Curacao's expectation is survival and pride. A team this size, in its first World Cup, will treat every minute it keeps the deficit manageable as a victory of sorts, and Advocaat's defensive discipline gives them a structure to cling to. Expect a Germany side dominating possession and territory, and a Curacao side content to defend in numbers and threaten only on the break, backing its goalkeeper and its organisation to keep the night respectable.

Players to Watch

Germany

  • Florian Wirtz is the creative key to unpicking a low block. In his debut season at Liverpool the playmaker registered 5 goals and 3 assists across 33 Premier League appearances, adjusting to the English game while remaining Germany's most inventive presence between the lines. Against a side that will defend deep, his ability to find pockets and thread the decisive pass makes him the most likely source of the moment that breaks the game open, and the highest-conviction creative exposure on the board.
  • Nick Woltemade is the in-form focal point up top. The Newcastle striker scored 9 Premier League goals with 3 assists across 33 appearances in 2025-26 and carried that touch into international duty, netting a brace against Luxembourg during World Cup qualifying. A tall, mobile centre-forward arriving on this kind of form is exactly the profile to punish a packed box, making him a primary route to goal in a fixture where Germany will manufacture chances.
  • Joshua Kimmich is the metronome the whole system runs through. Germany's captain registered 2 goals and 8 assists in the Bundesliga for Bayern Munich in 2025-26, a return that underlines his role as the team's chief supply line from deep. In a game Germany will dominate, his passing range and set-piece delivery against a massed defence make him a quietly central figure in turning control into clear chances.

Curacao

  • Gervane Kastaneer was the engine of Curacao's historic qualifying run.
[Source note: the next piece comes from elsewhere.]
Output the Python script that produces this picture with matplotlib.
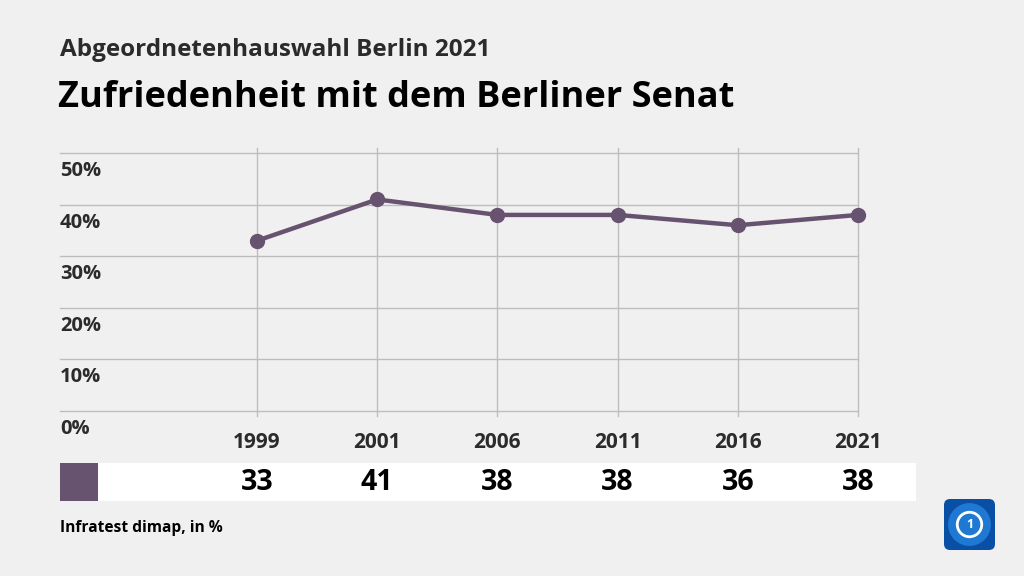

The Terengganu forward finished as the nation's top scorer in CONCACAF qualifying with 5 goals in 6 matches, including a hat-trick against Saint Lucia. He carries the rare combination of pace and a proven scoring touch at this level, and on the break he represents Curacao's clearest, if slim, route to a famous goal against Germany.
  • Juninho Bacuna brings experience and an attacking edge from midfield. The FC Volendam man scored 3 goals during qualifying, chipping in from deeper areas as part of the brotherly Bacuna axis alongside Leandro. His set-piece threat and willingness to arrive late in the box give Curacao a secondary scoring outlet, and his composure on the ball will be vital in the rare moments his side gets to play.
  • Kenji Gorre is the other half of Curacao's qualifying goal threat. The Maccabi Haifa forward also found the net 3 times in qualifying, combining with Kastaneer for eight of the team's goals on the road to North America. His directness in transition is exactly the weapon an underdog needs against a high defensive line, and he offers Advocaat genuine pace to hit Germany on the counter.

The Takeaway

There is no pretending this is a coin toss, and any honest read starts there. Germany are vastly superior and rightly favoured, which moves the genuine interest away from the result and toward the how. The angles worth watching are tempo and ruthlessness for the favourite, with Wirtz, Woltemade and Kimmich the men most likely to dictate how comfortable the afternoon becomes, and pure resistance for the underdog, with Kastaneer and Gorre offering Curacao slim but real counter-attacking hope. Treat Germany as overwhelming favourites whose only enemy is complacency, and Curacao as a historic debutant playing with house money. The result is not where the value sits. The margin and the manner are.